Terror al blanco
Alejandro Luque
La realidad, ya se sabe, dobla siempre las apuestas de la ficción. Cuando en la inauguración de la pasada Seminci el italiano Nanni Moretti estrenó su último filme, Habemus papam, nadie podía imaginar que su insólito argumento –la renuncia del Sumo pontífice de la Iglesia católica a su cargo– se haría realidad unos meses después con la dimisión de Joseph Ratzinger. Los medios de comunicación, especializados o no en cine, corrieron a revisar la profética cinta de Moretti, dándole una inesperada segunda vida.
Pero ni siquiera la ayuda de la providencia ha logrado revalorizar el que sin duda es uno de los trabajos más planos e insulsos de la por otro lado brillante filmografía de Moretti. La contratación de un psicólogo que permita comprender al amedrentado papa electo prometía en principio un buen montón de escenas ácidas y desopilantes, expectativa que queda desinflada desde la primera entrevista en presencia de todos los cardenales. La fuga del papa y la reclusión del psicólogo Moretti podrían también haber dado algún juego, sobre todo indagando en alguna clave vaticana. Sin embargo, el guión empieza muy pronto a tomar un camino vago y sin ritmo que precipita el filme hacia un tedio infinito.
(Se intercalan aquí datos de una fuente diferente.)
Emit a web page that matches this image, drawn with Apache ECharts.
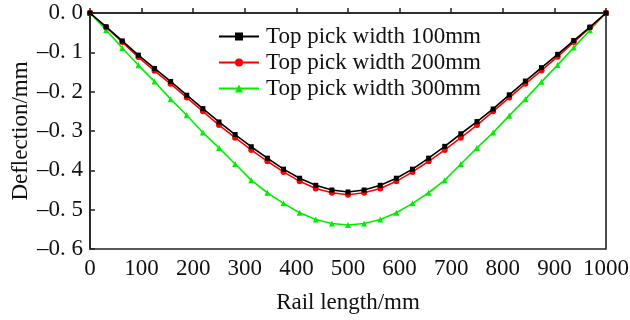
<!DOCTYPE html>
<html><head><meta charset="utf-8">
<script src="https://cdn.jsdelivr.net/npm/echarts@6/dist/echarts.min.js"></script>
<style>html,body{margin:0;padding:0;background:#fff}#c{width:630px;height:320px}</style>
</head><body><div id="c"></div>
<script>
const xs = [0, 31.25, 62.5, 93.75, 125, 156.25, 187.5, 218.75, 250, 281.25, 312.5, 343.75, 375, 406.25, 437.5, 468.75, 500,
  531.25, 562.5, 593.75, 625, 656.25, 687.5, 718.75, 750, 781.25, 812.5, 843.75, 875, 906.25, 937.5, 968.75, 1000];
const w100 = [0, -0.035, -0.071, -0.107, -0.141, -0.174, -0.209, -0.243, -0.277, -0.309, -0.340, -0.369, -0.397, -0.420, -0.438, -0.450, -0.455,
  -0.450, -0.438, -0.420, -0.397, -0.369, -0.339, -0.307, -0.276, -0.244, -0.208, -0.173, -0.139, -0.105, -0.070, -0.036, 0];
const w200 = [0, -0.036, -0.074, -0.112, -0.147, -0.180, -0.215, -0.250, -0.285, -0.317, -0.348, -0.377, -0.404, -0.428, -0.446, -0.457, -0.462,
  -0.457, -0.446, -0.428, -0.404, -0.377, -0.348, -0.317, -0.285, -0.250, -0.215, -0.180, -0.146, -0.111, -0.074, -0.037, 0];
const w300 = [0, -0.043, -0.089, -0.133, -0.174, -0.219, -0.260, -0.304, -0.343, -0.384, -0.425, -0.457, -0.484, -0.508, -0.525, -0.535, -0.539,
  -0.535, -0.525, -0.508, -0.484, -0.457, -0.425, -0.384, -0.343, -0.304, -0.261, -0.219, -0.175, -0.132, -0.088, -0.044, 0];
const names = ['Top pick width 100mm', 'Top pick width 200mm', 'Top pick width 300mm'];
const xTitle = 'Rail length/mm';
const yTitle = 'Deflection/mm';

const font = 'Liberation Serif, Times New Roman, serif';
const fs = 23;
const pair = arr => xs.map((x, i) => [x, arr[i]]);
const chart = echarts.init(document.getElementById('c'), null, {renderer: 'canvas'});
const axisCol = '#222';
chart.setOption({
  animation: false,
  grid: {left: 90, right: 24, top: 13, bottom: 71, outerBoundsMode: 'none', containLabel: false,
         show: true, borderColor: axisCol, borderWidth: 1.6, backgroundColor: 'transparent'},
  legend: {
    left: 218, top: 25, padding: 0, orient: 'vertical', itemWidth: 40, itemHeight: 10, itemGap: 3,
    data: names,
    textStyle: {fontFamily: font, fontSize: fs, color: '#111', lineHeight: 23, padding: [0, 0, 0, 2]}
  },
  xAxis: {
    type: 'value', min: 0, max: 1000, interval: 100,
    name: xTitle, nameLocation: 'middle', nameGap: 42,
    nameTextStyle: {fontFamily: font, fontSize: fs, color: '#111'},
    axisLine: {lineStyle: {color: axisCol, width: 1.6}},
    axisTick: {inside: true, length: 5, lineStyle: {color: axisCol, width: 1.5}},
    axisLabel: {fontFamily: font, fontSize: fs, color: '#111', margin: 8, formatter: v => String(v)},
    splitLine: {show: false}
  },
  yAxis: {
    type: 'value', min: -0.6, max: 0, interval: 0.1,
    name: yTitle, nameLocation: 'middle', nameGap: 58, nameMoveOverlap: false,
    nameTextStyle: {fontFamily: font, fontSize: fs, color: '#111'},
    axisLine: {lineStyle: {color: axisCol, width: 1.6}},
    axisTick: {inside: true, length: 5, lineStyle: {color: axisCol, width: 1.5}},
    axisLabel: {fontFamily: font, fontSize: fs, color: '#111', margin: 7,
      formatter: v => { const s = Math.abs(v).toFixed(1).replace('.', '. '); return (v < -1e-9 ? '\u2013' : '') + s; }},
    splitLine: {show: false}
  },
  series: [
    {name: names[0], type: 'line', data: pair(w100), symbol: 'rect', symbolSize: 5, z: 5,
     lineStyle: {color: '#000', width: 1.6}, itemStyle: {color: '#000'}},
    {name: names[1], type: 'line', data: pair(w200), symbol: 'circle', symbolSize: 6, z: 4,
     lineStyle: {color: '#ff0000', width: 1.6}, itemStyle: {color: '#ff0000'}},
    {name: names[2], type: 'line', data: pair(w300), symbol: 'triangle', symbolSize: 6, z: 3,
     lineStyle: {color: '#00ee00', width: 1.6}, itemStyle: {color: '#00ee00'}}
  ]
});
</script></body></html>
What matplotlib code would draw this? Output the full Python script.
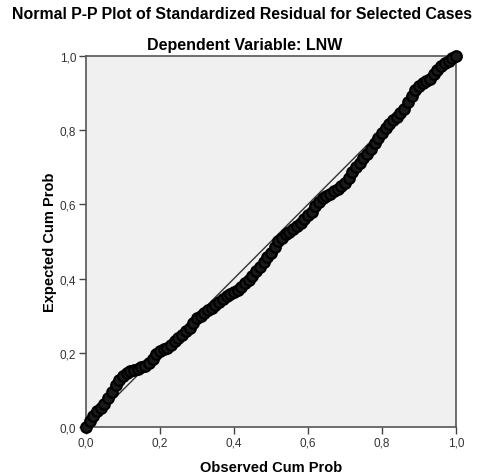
import numpy as np
import matplotlib.pyplot as plt
from matplotlib.ticker import FuncFormatter

plt.rcParams['font.family'] = ['Liberation Sans', 'DejaVu Sans']

# observed vs expected cumulative probability of the standardized residuals
observed = [0.00, 0.01, 0.02, 0.03, 0.04, 0.05, 0.06, 0.07, 0.08, 0.09,
            0.10, 0.11, 0.12, 0.13, 0.14, 0.15, 0.16, 0.17, 0.18, 0.19,
            0.20, 0.21, 0.22, 0.23, 0.24, 0.25, 0.26, 0.27, 0.28, 0.29,
            0.30, 0.31, 0.32, 0.33, 0.34, 0.35, 0.36, 0.37, 0.38, 0.39,
            0.40, 0.41, 0.42, 0.43, 0.44, 0.45, 0.46, 0.47, 0.48, 0.49,
            0.50, 0.51, 0.52, 0.53, 0.54, 0.55, 0.56, 0.57, 0.58, 0.59,
            0.60, 0.61, 0.62, 0.63, 0.64, 0.65, 0.66, 0.67, 0.68, 0.69,
            0.70, 0.71, 0.72, 0.73, 0.74, 0.75, 0.76, 0.77, 0.78, 0.79,
            0.80, 0.81, 0.82, 0.83, 0.84, 0.85, 0.86, 0.87, 0.88, 0.89,
            0.90, 0.91, 0.92, 0.93, 0.94, 0.95, 0.96, 0.97, 0.98, 0.99, 1.00]
expected = [0.000, 0.015, 0.030, 0.042, 0.052, 0.062, 0.078, 0.095, 0.112, 0.126,
            0.138, 0.145, 0.150, 0.153, 0.157, 0.161, 0.165, 0.172, 0.183, 0.196,
            0.204, 0.209, 0.214, 0.222, 0.232, 0.240, 0.248, 0.258, 0.268, 0.281,
            0.294, 0.300, 0.308, 0.316, 0.322, 0.330, 0.338, 0.345, 0.352, 0.359,
            0.365, 0.370, 0.378, 0.387, 0.397, 0.408, 0.420, 0.432, 0.445, 0.458,
            0.470, 0.486, 0.500, 0.510, 0.519, 0.526, 0.533, 0.541, 0.550, 0.560,
            0.570, 0.580, 0.595, 0.607, 0.616, 0.623, 0.628, 0.635, 0.642, 0.650,
            0.658, 0.670, 0.686, 0.700, 0.712, 0.724, 0.736, 0.748, 0.765, 0.780,
            0.792, 0.806, 0.817, 0.826, 0.836, 0.846, 0.857, 0.875, 0.893, 0.908,
            0.918, 0.926, 0.932, 0.938, 0.950, 0.963, 0.972, 0.980, 0.987, 0.994, 1.000]
ticks = [0.0, 0.2, 0.4, 0.6, 0.8, 1.0]

fig = plt.figure(figsize=(4.8, 4.77), dpi=100)
ax = fig.add_axes([0.179, 0.1027, 0.771, 0.778])
ax.set_facecolor('#f0f0f0')

# reference diagonal
ax.plot([0, 1], [0, 1], color='#333333', linewidth=1.0, zorder=2)
ax.scatter(observed, expected, s=58, facecolors='#1a1a1a', edgecolors='black',
           linewidths=1.6, zorder=3, clip_on=False)

ax.set_xlim(0, 1)
ax.set_ylim(0, 1)
ax.set_xticks(ticks)
ax.set_yticks(ticks)
fmt = FuncFormatter(lambda v, p: f"{v:.1f}".replace('.', ','))
ax.xaxis.set_major_formatter(fmt)
ax.yaxis.set_major_formatter(fmt)
ax.tick_params(direction='out', length=5, width=1, colors='#444444',
               labelsize=8.5, labelcolor='#333333', pad=2)
for s in ax.spines.values():
    s.set_color('#555555')
    s.set_linewidth(1.2)

ax.set_xlabel('Observed Cum Prob', fontsize=10.5, fontweight='bold', labelpad=8)
ax.set_ylabel('Expected Cum Prob', fontsize=10.5, fontweight='bold', labelpad=2)

fig.text(0.505, 0.97, 'Normal P-P Plot of Standardized Residual for Selected Cases',
         ha='center', va='center', fontsize=11.4, fontweight='bold')
fig.text(0.51, 0.904, 'Dependent Variable: LNW',
         ha='center', va='center', fontsize=11.5, fontweight='bold')

fig.savefig('out.png', dpi=100)
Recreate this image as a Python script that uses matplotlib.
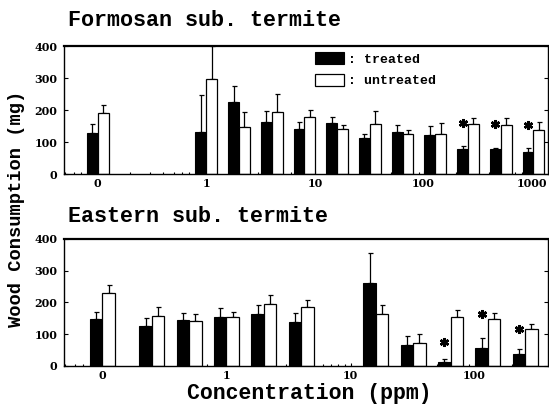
import numpy as np
import matplotlib

matplotlib.use("Agg")
import matplotlib.pyplot as plt
from matplotlib.ticker import FixedLocator, LogLocator, NullFormatter

MONO = "Liberation Mono"
SERIF = "DejaVu Serif"

# concentrations in ppm; the 0 ppm control is drawn one decade below 1
formosan_conc = [0, 1, 2, 4, 8, 16, 32, 64, 128, 256, 512, 1024]
formosan_treated = [127, 132, 226, 163, 142, 160, 114, 132, 122, 78, 77, 70]
formosan_treated_se = [28, 116, 50, 35, 21, 19, 11, 21, 28, 10, 5, 12]
formosan_untreated = [190, 296, 148, 193, 177, 140, 155, 124, 125, 155, 153, 139]
formosan_untreated_se = [25, 103, 47, 56, 23, 14, 41, 13, 33, 21, 23, 24]
formosan_signif = [None] * 9 + [160, 155, 153]

eastern_conc = [0, 0.25, 0.5, 1, 2, 4, 16, 32, 64, 128, 256]
eastern_treated = [149, 126, 144, 153, 164, 139, 260, 65, 11, 55, 36]
eastern_treated_se = [19, 26, 21, 28, 28, 28, 95, 30, 9, 31, 16]
eastern_untreated = [230, 157, 141, 155, 195, 184, 163, 71, 155, 149, 115]
eastern_untreated_se = [24, 29, 22, 13, 28, 23, 29, 28, 21, 18, 16]
eastern_signif = [None] * 8 + [76, 163, 116]

formosan_ticks = [0.1, 1, 10, 100, 1000]
formosan_ticklabels = ["0", "1", "10", "100", "1000"]
eastern_ticks = [0.1, 1, 10, 100]
eastern_ticklabels = ["0", "1", "10", "100"]

ZERO_AT = 0.1
STEP = 10 ** 0.1  # each bar is a tenth of a decade wide


def panel(ax, conc, tr, tr_se, un, un_se, signif, ticks, ticklabels, xmax):
    x = np.array([c if c > 0 else ZERO_AT for c in conc], dtype=float)
    hb = ax.bar(x / STEP, tr, width=x - x / STEP, align="edge",
                color="black", edgecolor="black", linewidth=0.8, zorder=2)
    hw = ax.bar(x, un, width=x * STEP - x, align="edge", color="white",
                edgecolor="black", linewidth=0.9, zorder=2)
    xb = x / 10 ** 0.05
    xw = x * 10 ** 0.05
    z = np.zeros(len(x))
    ax.errorbar(xb, tr, yerr=[z, tr_se], fmt="none", ecolor="black",
                elinewidth=0.9, capsize=1.8, capthick=0.9, zorder=1)
    ax.errorbar(xw, un, yerr=[z, un_se], fmt="none", ecolor="black",
                elinewidth=0.9, capsize=1.8, capthick=0.9, zorder=1)
    for xi, s in zip(xb, signif):
        if s is not None:
            ax.plot([xi], [s], marker=(6, 2, 0), ms=6.5, mew=1.8,
                    color="black", zorder=3)

    ax.set_xscale("log")
    ax.set_xlim(0.049, xmax)
    ax.set_ylim(0, 400)
    ax.xaxis.set_major_locator(FixedLocator(ticks))
    ax.set_xticklabels(ticklabels)
    ax.xaxis.set_minor_locator(LogLocator(base=10, subs=np.arange(2, 10)))
    ax.xaxis.set_minor_formatter(NullFormatter())
    ax.set_yticks([0, 100, 200, 300, 400])
    ax.tick_params(axis="x", which="major", direction="in", length=2.5,
                   width=0.8, pad=3, labelsize=8)
    ax.tick_params(axis="x", which="minor", direction="in", length=1.8,
                   width=0.8)
    ax.tick_params(axis="y", direction="in", length=3, width=0.8,
                   right=True, pad=5, labelsize=8)
    for lbl in ax.get_xticklabels() + ax.get_yticklabels():
        lbl.set_family(SERIF)
        lbl.set_fontweight("bold")
    for s in ax.spines.values():
        s.set_linewidth(1.0)
    ax.spines["top"].set_linewidth(1.6)
    return hb, hw


fig = plt.figure(figsize=(5.49, 4.16), dpi=100)
ax1 = fig.add_axes([0.1166, 0.5817, 0.8816, 0.3077])
ax2 = fig.add_axes([0.1166, 0.1209, 0.8816, 0.3046])

hb, hw = panel(ax1, formosan_conc, formosan_treated, formosan_treated_se,
               formosan_untreated, formosan_untreated_se, formosan_signif,
               formosan_ticks, formosan_ticklabels, 1396)
panel(ax2, eastern_conc, eastern_treated, eastern_treated_se,
      eastern_untreated, eastern_untreated_se, eastern_signif,
      eastern_ticks, eastern_ticklabels, 391)

ax1.legend([hb, hw], [": treated", ": untreated"], loc="upper left",
           bbox_to_anchor=(0.519, 0.953), borderaxespad=0, borderpad=0,
           frameon=False, handlelength=2.2, handleheight=1.06,
           labelspacing=0.6, handletextpad=0.25,
           prop={"family": MONO, "weight": "bold", "size": 9.5})

fig.text(68 / 549, 1 - 26 / 416, "Formosan sub. termite", family=MONO,
         fontweight="bold", fontsize=15.7, ha="left", va="baseline")
fig.text(68 / 549, 1 - 222 / 416, "Eastern sub. termite", family=MONO,
         fontweight="bold", fontsize=15.7, ha="left", va="baseline")
fig.text(309.5 / 549, 1 - 399 / 416, "Concentration (ppm)", family=MONO,
         fontweight="bold", fontsize=15.5, ha="center", va="baseline")
fig.text(17 / 549, 1 - 209 / 416, "Wood Consumption (mg)", family=MONO,
         fontweight="bold", fontsize=13.5, ha="center", va="center",
         rotation=90)

fig.savefig("out.png", dpi=100, facecolor="white")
El principal problema de Habemus papam es el empeño por subrayar la diferencia, tan architrillada, entre la vida real y el aislamiento del poder; empeño lastrado además por un temor exagerado a no herir susceptibilidades. No es que esperáramos de Moretti un retrato realista del Vaticano como nido de serpientes, como tampoco lo hizo en su película La misa ha terminado (1985); pero tampoco podíamos prever el absurdo sonrojante de la escena del campeonato de voleibol entre cardenales, carente de gracia y de profundidad, ni el aburridísimo periplo de Michel Piccoli en el papel de Melville (¿terror blanco, a lo Moby Dick?) por las calles de una Roma desalmada.
Habemus papam, en fin, será exhibida en las escuelas de cine como ejemplo de cómo arruinar un buen punto de partida por falta de valor y de fantasía. Al espectador de a pie, si no puede ahorrarse el trance de verla, le recomendamos que inmediatamente después visualice de nuevo Caro diario o Abril, del mismo autor, como operación higiénica de urgencia.